Pursuant to Article 2(1) of the Judicial Interpretations (II) of the Enterprise Bankruptcy Law, if a shipbuilding contract is recognized as being a processing contract, the ship under construction does not constitute part of the debtor’s property and the party that ordered the ship has a right of recovery. However, it has long been debated in the Chinese shipping industry whether a shipbuilding deal is a sale-and-purchase contract or a processing contract. If the shipbuilding contract specifies that ownership of the ship during the building period is vested in the shipbuilder or the shipbuilding contract does not specify the ownership, the shipowner is bound to face difficulties in recovering the ship under construction by way of asserting ownership of the ship if the shipbuilder goes bankrupt and the shipbuilding contract is terminated. In such a situation, the shipowner’s only option is to participate in the distribution as a general creditor.
Taking China Huarong Financial Leasing et al v Zhejiang Hengyu Shipbuilding, a recovery right dispute appeal case, as an example, both the courts at first instance and appeal held that “a shipbuilding contract is a type of processing contract. In this case, where building of the ship was undertaken not entirely by processing supplied materials, the question of ownership of the ship under construction, i.e., does ownership of the ship vest in the party that ordered the ship or in the contractor, shall rely on the registration and delivery of the ship as the basis for consideration”. As shipowner Huarong had only paid RMB61 million of the total building price of RMB100 million and given that the ship had not been delivered in reality or in law and that ownership had not been registered under the name of the shipowner, the shipowner’s claim of the right of recovery was found to lack sufficient basis. The shipowner’s only option was to participate in the distribution of the shipbuilder’s bankruptcy property as a general creditor with the building monies it had paid.
This writer contends that the shipowner actively performed its contractual obligations, provided such information as the parameters, technical specifications for the ship it ordered; and, for the purpose of securing unimpaired ownership of the ship after construction and delivery, the shipowner continued to pay the building monies according to the shipbuilding schedule, as agreed. As the position of the shipowner under the shipbuilding contract surpasses the position of a buyer under a general S&P contract, it should have been accorded the corresponding legal protection. However, the existing legal framework does not protect a shipowner and ensure the safety of its building monies should the shipbuilder go bankrupt. It needs to use the provisions of the shipbuilding contract shipowner to protect its rights and interests.
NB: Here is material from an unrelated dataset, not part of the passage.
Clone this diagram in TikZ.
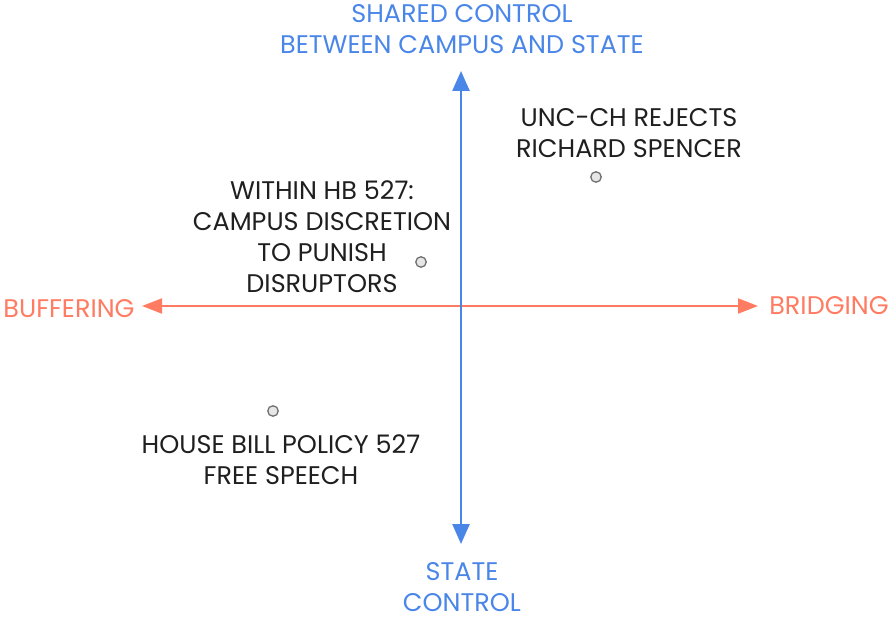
\documentclass[tikz,border=0pt]{standalone}
\usepackage{fontspec}
\setmainfont{Poppins}
\usetikzlibrary{arrows.meta}
\definecolor{axblue}{HTML}{4A86E8}
\definecolor{axorange}{HTML}{FF7B61}
\definecolor{txt}{HTML}{1F1F1F}
\definecolor{dotline}{HTML}{707070}
\definecolor{dotfill}{HTML}{E6E6E6}
\begin{document}
\begin{tikzpicture}[x=1pt,y=-1pt,
  lbl/.style={align=center,inner sep=0pt,font=\fontsize{25.5}{31}\selectfont},
  bluelbl/.style={lbl,text=axblue},
  orangelbl/.style={lbl,text=axorange},
  blacklbl/.style={lbl,text=txt},
  pt/.style={circle,draw=dotline,fill=dotfill,line width=1.3pt,minimum size=10.5pt,inner sep=0pt},
  vaxis/.style={draw=axblue,line width=2.6pt,-{Triangle[length=20pt,width=17pt]}},
  haxis/.style={draw=axorange,line width=2pt,-{Triangle[length=20pt,width=15pt]}}
]
\useasboundingbox (0,0) rectangle (889,617);
\coordinate (center) at (461,306);
\coordinate (top) at (461,71);
\coordinate (bottom) at (461,544);
\coordinate (left) at (142,306);
\coordinate (right) at (758,306);
\draw[haxis] (center) -- (left);
\draw[haxis] (center) -- (right);
\draw[vaxis] (center) -- (top);
\draw[vaxis] (center) -- (bottom);

\node[bluelbl] (shared) at (462,29) {SHARED CONTROL\\BETWEEN CAMPUS AND STATE};
\node[bluelbl] (state) at (462,587) {STATE\\CONTROL};
\node[orangelbl] (buff) at (69,309) {BUFFERING};
\node[orangelbl] (bridge) at (829,306) {BRIDGING};

\node[blacklbl] (unc) at (629,133) {UNC-CH REJECTS\\RICHARD SPENCER};
\node[pt] (p1) at (596,177) {};
\node[blacklbl] (within) at (322,237) {WITHIN HB 527:\\CAMPUS DISCRETION\\TO PUNISH\\DISRUPTORS};
\node[pt] (p2) at (421,262) {};
\node[pt] (p3) at (273,411) {};
\node[blacklbl] (house) at (281,460) {HOUSE BILL POLICY 527\\FREE SPEECH};
\end{tikzpicture}
\end{document}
Pursuant to Article 10 of Taiwan’s Maritime Law, “in case the shipbuilding undertaker is declared bankrupt during the construction of the ship and the liquidator does not undertake to complete the construction of the ship, the proprietor of the ship may retake possession of the ship and all other materials delivered to or ordered for the construction by paying for the assessed value of the ship deducting all monies it already paid, and may undertake to complete the construction of the ship, provided that he pay the costs for the use of the dockyard”. This implies that the shipowner enjoys two rights when the shipbuilder goes bankrupt and the bankruptcy administrator is unwilling to continue building of the ship. These are the right to recover the ship under construction and the materials for the building of the same; and the right to continue building the ship either on its own or through a third party by continuing to use for consideration the original shipyard that filed for bankruptcy.
Drawing on the Taiwan’s Maritime Law, shipowners and their financing parties may consider the following:
- Where negotiations permit, expressly specify directly in the shipbuilding contract that ownership of the ship under construction vests in the shipowner at all times, and also register the ownership of the ship under construction with the maritime affairs bureau of the port of registry. This is the most efficacious method as the shipowner may, if the shipbuilder goes bankrupt, assert the right of exception from the bankruptcy property, based on the express provisions of the contract and the ship ownership registration certificate.
- Specify in the shipbuilding contract that the materials for building the ship and the equipment are provided by the shipowner or that the shipowner entrusts the shipbuilder to procure the same specifically for the purpose of building the ship and the shipbuilder is to duly keep, use and install the same as required by the shipowner. If the shipbuilder goes bankrupt, the shipowner then has the right to recover the ship (in sections) and the property for which it has already paid. However, under such provisions, the shipowner needs to collect and keep the pertinent evidence as proof for purchase of the corresponding materials and equipment.